Regulations adopt the look-back measurement method for determination of full-time employee status as an alternative to a month-by-month method of determining full-time employee status. The regulations describe different look-back periods for ongoing and new employees. The regulations also discuss how to address changes in employment status, rehiring employees, short-term employees, and employees hired into high turnover positions.

For ongoing employees (employees who have been employed for at least one complete standard measurement period), an employer may look back at a standard measurement period (a defined period between three and 12 consecutive months chosen by the employer). If an employee was employed on average at least 30 hours/week during this standard measurement period, the employer treats the employee as a full-time employee for the subsequent stability period regardless of the employee’s actual hours of service, so long as he or she remains an employee. The stability period is a period that is the greater of six consecutive calendar months or the length of the standard measurement period. An employer may also choose to add an administrative period of up to 90 days between the measurement and stability periods so it has time to determine which employees are eligible for coverage, and notify and enroll such employees. The standard measurement period and stability period generally must be uniform for all employees. However the regulations allow an employer to choose different lengths for each group of collectively bargained employees covered by a separate collective bargaining agreement; collective and non-collectively bargained employees; salaried and hourly employees; and employees whose primary places of employment are in different states. 

The regulations offer transitional rules for purposes of stability periods beginning in 2014 – employers may adopt a transition measurement period that is shorter than 12 months but that is no less than six months long, and that begins no later than July 1, 2013 and ends no earlier than 90 days before the first day of the plan year beginning on or after January 1, 2014. For example, an employer with a calendar year plan could use a measurement period from April 15, 2013 – October 14, 2013, followed by an administrative period ending on December 31, 2013.

Different measurement requirements apply to new employees (those who have not been employed for a complete standard measurement period), depending on whether they are full-time, variable or seasonal. New full-time employees are those reasonably expected to work on average 30 hours/week when they are hired. New variable hour employees are those that employers cannot determine whether they are reasonably expected to work on average at least 30 hours/week. Seasonal employees are not defined. 

New full-time employees must be offered health coverage at or before the conclusion of the employee’s initial three calendar months of employment.  

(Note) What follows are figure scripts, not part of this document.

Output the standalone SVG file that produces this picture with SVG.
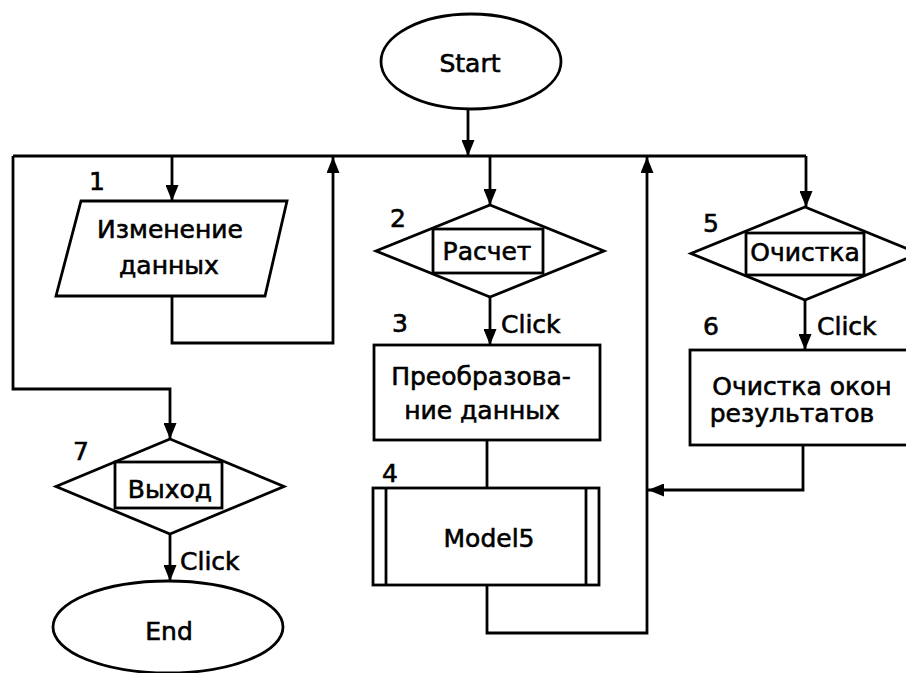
<svg xmlns="http://www.w3.org/2000/svg" width="906" height="673" viewBox="0 0 906 673">
<defs>
<marker id="arr" markerUnits="userSpaceOnUse" markerWidth="16" markerHeight="13" refX="16" refY="6.5" orient="auto">
<path d="M0,0 L16,6.5 L0,13 z" fill="#000"/>
</marker>
<style>
.s{fill:#fff;stroke:#000;stroke-width:2.8}
.c{fill:none;stroke:#000;stroke-width:2.8}
.a{marker-end:url(#arr)}
text{font-family:"DejaVu Sans","Liberation Sans",sans-serif;font-size:25px;fill:#000;stroke:#000;stroke-width:0.6}
.m{text-anchor:middle}
</style>
</defs>
<rect width="906" height="673" fill="#fff"/>
<g id="connectors">
<path class="c" d="M13,156 H806"/>
<path class="c a" d="M806,156 V207"/>
<path class="c a" d="M468,109 V156"/>
<path class="c a" d="M13,156 V389 H170 V439"/>
<path class="c a" d="M172,156 V201"/>
<path class="c a" d="M490,156 V205"/>
<path class="c a" d="M172,296 V343 H333 V157"/>
<path class="c a" d="M490,297 V345"/>
<path class="c" d="M487,440 V488"/>
<path class="c a" d="M487,585 V633 H647 V157"/>
<path class="c a" d="M805,300 V350"/>
<path class="c a" d="M803,445 V490 H648"/>
<path class="c a" d="M170,534 V581"/>
<text x="501" y="333">Click</text>
<text x="817" y="335">Click</text>
<text x="180" y="570">Click</text>
</g>
<g id="start">
<ellipse class="s" cx="471" cy="61.5" rx="90" ry="47.5"/>
<text class="m" x="470" y="72">Start</text>
</g>
<g id="node1">
<polygon class="s" points="81,201 287,201 265,296 56,296"/>
<text class="m" x="97" y="190">1</text>
<text class="m" x="170" y="238">Изменение</text>
<text class="m" x="169" y="274">данных</text>
</g>
<g id="node2">
<polygon class="s" points="490,205 604,251 490,297 376,251"/>
<rect class="s" x="433" y="229" width="110" height="44"/>
<text class="m" x="398" y="227">2</text>
<text class="m" x="487" y="260">Расчет</text>
</g>
<g id="node3">
<rect class="s" x="374" y="345" width="226" height="95"/>
<text class="m" x="400" y="332">3</text>
<text class="m" x="481" y="385">Преобразова-</text>
<text class="m" x="482" y="419">ние данных</text>
</g>
<g id="node4">
<rect class="s" x="373" y="488" width="226" height="97"/>
<line class="c" x1="386" y1="488" x2="386" y2="585"/>
<line class="c" x1="586" y1="488" x2="586" y2="585"/>
<text class="m" x="390" y="482">4</text>
<text class="m" x="489" y="547">Model5</text>
</g>
<g id="node5">
<polygon class="s" points="805,207 919,253.5 805,300 691,253.5"/>
<rect class="s" x="746" y="233" width="118" height="42"/>
<text class="m" x="711" y="232">5</text>
<text class="m" x="805" y="261">Очистка</text>
</g>
<g id="node6">
<rect class="s" x="690" y="350" width="230" height="95"/>
<text class="m" x="711" y="335">6</text>
<text class="m" x="802" y="395">Очистка окон</text>
<text class="m" x="792" y="422">результатов</text>
</g>
<g id="node7">
<polygon class="s" points="170,439 284,486.5 170,534 56,486.5"/>
<rect class="s" x="115" y="462" width="107" height="46"/>
<text class="m" x="81" y="460">7</text>
<text class="m" x="170" y="498">Выход</text>
</g>
<g id="end">
<ellipse class="s" cx="168" cy="627" rx="115" ry="46"/>
<text class="m" x="169" y="640">End</text>
</g>
</svg>
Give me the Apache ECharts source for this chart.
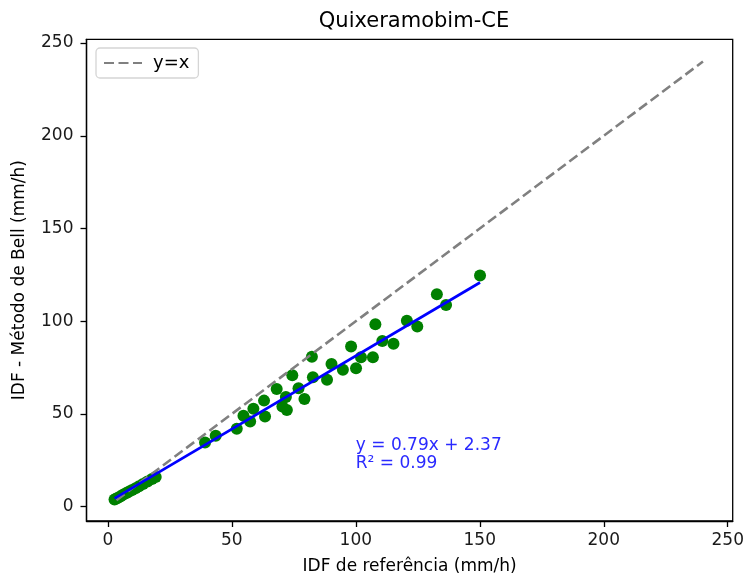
<!DOCTYPE html>
<html>
<head>
<meta charset="utf-8">
<script src="https://cdn.jsdelivr.net/npm/echarts@6/dist/echarts.min.js"></script>
<style>
  html, body { margin: 0; padding: 0; background: #fff; }
  #chart { width: 745px; height: 575px; }
</style>
</head>
<body>
<div id="chart"></div>
<script>
// reference IDF (x) vs Bell method IDF (y), mm/h
const refIdf = [
  2.7, 3.5, 4.3, 5.2, 6.3, 7.5, 8.6, 9.8, 11.2, 12.6, 14.2, 16.0, 17.8, 19.3,
  39.2, 43.5, 52.0, 57.4, 63.4, 54.7, 58.7, 63.0, 72.2, 70.4, 71.8, 79.3,
  68.1, 76.9, 88.4, 82.7, 74.4, 100.1, 94.8, 90.2, 82.3, 106.9, 102.1, 98.1,
  115.2, 110.7, 107.9, 124.8, 120.6, 136.4, 132.7, 150.1
];
const bellIdf = [
  3.9, 4.4, 5.0, 5.6, 6.6, 7.4, 8.2, 9.0, 10.0, 11.0, 12.3, 13.6, 14.9, 16.0,
  34.6, 38.2, 42.0, 45.9, 48.6, 49.1, 52.8, 57.2, 52.2, 54.0, 59.2, 58.1,
  63.5, 63.9, 68.4, 69.8, 70.9, 74.7, 73.8, 77.0, 80.8, 80.6, 80.6, 86.4,
  87.8, 89.4, 98.4, 97.1, 100.2, 108.8, 114.6, 124.7
];
// fitted line y = 0.79x + 2.37, ends
const fitX = [2.7, 150.1];
const fitY = [4.5, 120.9];
// identity reference line
const idX = [3.5, 240];
const idY = [3.5, 240];
const tickValues = [0, 50, 100, 150, 200, 250];
const fitText = 'y = 0.79x + 2.37\nR² = 0.99';

const font = 'DejaVu Sans';
const chart = echarts.init(document.getElementById('chart'));

function axis(name, min, gap, labelMargin) {
  return {
    type: 'value',
    min: min,
    max: 252,
    name: name,
    nameLocation: 'middle',
    nameGap: gap,
    nameTextStyle: { fontFamily: font, fontSize: 17, color: '#000' },
    axisLine: { show: true, onZero: false, lineStyle: { color: '#000', width: 1.3 } },
    axisTick: { show: true, length: 6, customValues: tickValues, lineStyle: { color: '#000', width: 1.3 } },
    axisLabel: { customValues: tickValues, margin: labelMargin, fontFamily: font, fontSize: 17, color: '#1a1a1a' },
    splitLine: { show: false }
  };
}

const option = {
  animation: false,
  backgroundColor: '#fff',
  title: {
    text: 'Quixeramobim-CE',
    left: 409,
    textAlign: 'center',
    top: 6,
    textStyle: { fontFamily: font, fontSize: 21, fontWeight: 'normal', color: '#000' }
  },
  legend: {
    data: ['y=x'],
    left: 96,
    top: 48,
    padding: [6, 9, 6, 7],
    itemWidth: 38,
    itemHeight: 14,
    itemGap: 8,
    borderColor: '#d5d5d5',
    borderWidth: 1.3,
    borderRadius: 4,
    backgroundColor: 'rgba(255,255,255,0.8)',
    itemStyle: { opacity: 0 },
    textStyle: { fontFamily: font, fontSize: 18, color: '#000', padding: [0, 0, 0, 6] }
  },
  grid: {
    left: 86.5, right: 12.3, top: 39.3, bottom: 54,
    outerBoundsMode: 'none',
    show: true, borderColor: '#000', borderWidth: 1.3
  },
  xAxis: axis('IDF de referência (mm/h)', -8.6, 37, 11),
  yAxis: axis('IDF - Método de Bell (mm/h)', -7.7, 58, 13),
  series: [
    {
      name: 'dados',
      type: 'scatter',
      symbolSize: 12,
      itemStyle: { color: '#008000', opacity: 1 },
      data: refIdf.map((x, i) => [x, bellIdf[i]]),
      z: 2,
      markPoint: {
        symbol: 'circle',
        symbolSize: 0,
        data: [{ coord: [100, 20] }],
        label: {
          show: true,
          formatter: fitText,
          position: [0, 0],
          align: 'left',
          verticalAlign: 'bottom',
          offset: [0, 3],
          fontFamily: font,
          fontSize: 17,
          lineHeight: 18,
          color: '#2a2aff'
        }
      }
    },
    {
      name: 'y=x',
      type: 'line',
      symbol: 'none',
      data: idX.map((x, i) => [x, idY[i]]),
      lineStyle: { color: '#808080', width: 2.6, type: [10, 4.5] },
      itemStyle: { color: '#808080' },
      z: 3
    },
    {
      name: 'ajuste',
      type: 'line',
      symbol: 'none',
      data: fitX.map((x, i) => [x, fitY[i]]),
      lineStyle: { color: '#0000ff', width: 2.7 },
      z: 4
    }
  ]
};

chart.setOption(option);
</script>
</body>
</html>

For new variable hour and seasonal employees, an employer may use an initial measurement period of between three and 12 consecutive calendar months, and an administrative period of up to 90 days. The initial measurement period and administrative period combined cannot extend beyond the last day of the first calendar month beginning on or after the one-year anniversary of the employee’s start date. If a variable or seasonal employee works on a full-time basis during the initial measurement period, then the employee must be treated as a full-time employee during the subsequent stability period. The stability period for these employees must be the same length as the stability period for ongoing employees, and must be a period of at least six consecutive calendar months that is no shorter in duration than the initial measurement period. If a variable or seasonal new hire is not considered to work on average 30 hours/week, the employer does not have to offer the employee coverage during the stability period that follows the initial measurement period. This stability period must not be more than one month longer than the initial measurement period and must not exceed the remainder of the standard measurement period and associated administrative period in which the initial measurement period ends. 

Counting new hires hours will be cumbersome for employers, because each new variable hour and seasonal employee will have his/her own initial measurement period.